Pope Benedict celebrates the Christmas Eve Mass in St. Peter’s Basilica on December 24.

Pope Benedict celebrates the Christmas Eve Mass in St. Peter’s Basilica on December 24.

Benedict XVI celebrates Christmas Eve Mass in St. Peter’s Basilica and asks all of us to make time and space for God.

Pope Benedict XVI had an urgent message during his homily on Christmas Eve in St. Peter’s Basilica: he urged people to change their priorities and to “find room for God” despite the latest fascinating technologies and busy lives.

The Pope also spoke out passionately on behalf of the citizens of the Middle East, calling for a solution to the Arab-Israeli conflict and an end to the civil war in Syria.

It was Benedict’s eighth Christmas Eve Mass since he was elected Pope in 2005. He is now 85 years old.

Some 10,000 people attended the Mass, which was broadcast to millions of others via television.

The Pope’s homily was centered on the question of God’s place in our ever more secular modern society.

“Do we have time and space for him? Do we not actually turn away God himself? We begin to do so when we have no time for him,” the Pope said. “The faster we can move, the more efficient our time-saving appliances become, the less time we have. And God? The question of God never seems urgent. Our time is already completely full.”

The head of the Church said modern societies have reached the point where many people do not have any room in their thinking even to meditate on God’s nature or existence.

“There is no room for him,” the Pope said. “Not even in our feelings and desires is there any room for him. We want ourselves. We want what we can seize hold of, we want happiness that is within our reach, we want our plans and purposes to succeed. We are so ‘full’ of ourselves that there is no room left for God.”

Pope Benedict XVI holds up a  candle at the window of his study overlooking St. Peter’s Square on the evening of December 24.

Pope Benedict XVI holds up a candle at the window of his study overlooking St. Peter’s Square on the evening of December 24.

He continued: “Even if he seems to knock at the door of our thinking, he has to be explained away. If thinking is to be taken seriously [modern people say], it must be structured in such a way that the ‘God hypothesis’ becomes superfluous.”

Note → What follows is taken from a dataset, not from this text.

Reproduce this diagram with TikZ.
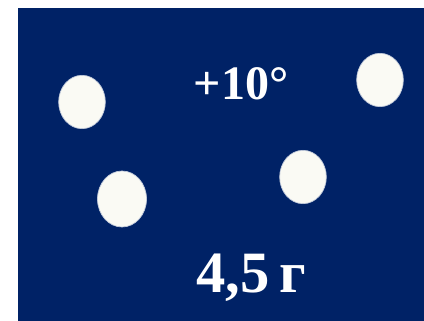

Inside and outside the basilica, bells chimed when the Pope said “Glory to God in the highest,” the words the Gospels tell us that the angels sang at the moment of Jesus’ birth.

Earlier on December 24, the Pope came to the window of his apartments in the apostolic palace and lit a peace candle, as a larger-than-life nativity scene was unveiled near the obelisk in the middle of St. Peter’s Square below.

Pope Benedict celebrates the Christmas Eve Mass in St. Peter’s Basilica on December 24.

Pope Benedict celebrates the Christmas Eve Mass in St. Peter’s Basilica on December 24.

Reflecting on the Gospel account of Jesus born in a stable because there was no room for Mary and Joseph in the inn, he said when people find no room for God in their lives, they will soon find no room for others.

“Let us ask the Lord that we may become vigilant for his presence, that we may hear how softly yet insistently he knocks at the door of our being and willing,” he said.

“Let us ask that we may make room for him within ourselves, that we may recognize him also in those through whom he speaks to us: children, the suffering, the abandoned, those who are excluded and the poor of this world,” he said.

He also asked for prayers for the people who “live and suffer” in the Holy Land today. He called for peace among Israelis and Palestinians and also for the people of Syria, Lebanon and Iraq, praying that “Christians in those lands where our faith was born may be able to continue living there, that Christians and Muslims may build up their countries side-by-side in God’s peace.”

Pope Benedict celebrates the Christmas Eve Mass in St. Peter’s Basilica on December 24.

Pope Benedict celebrates the Christmas Eve Mass in St. Peter’s Basilica on December 24.

The Vatican is concerned about the exodus from the Middle East of Christians, many of whom leave because they fear for their safety. Christians now comprise 5% of the population of the region, down from 20% a century ago.

According to some estimates, the current population of 12 million Christians in the Middle East could halve by 2020 if security and birth rates continue to decline.

At noon on Christmas Day, the Pope delivered his twice-yearly “Urbi et Orbi” (to the city and the world) blessing and message from the central balcony of St. Peter’s Basilica.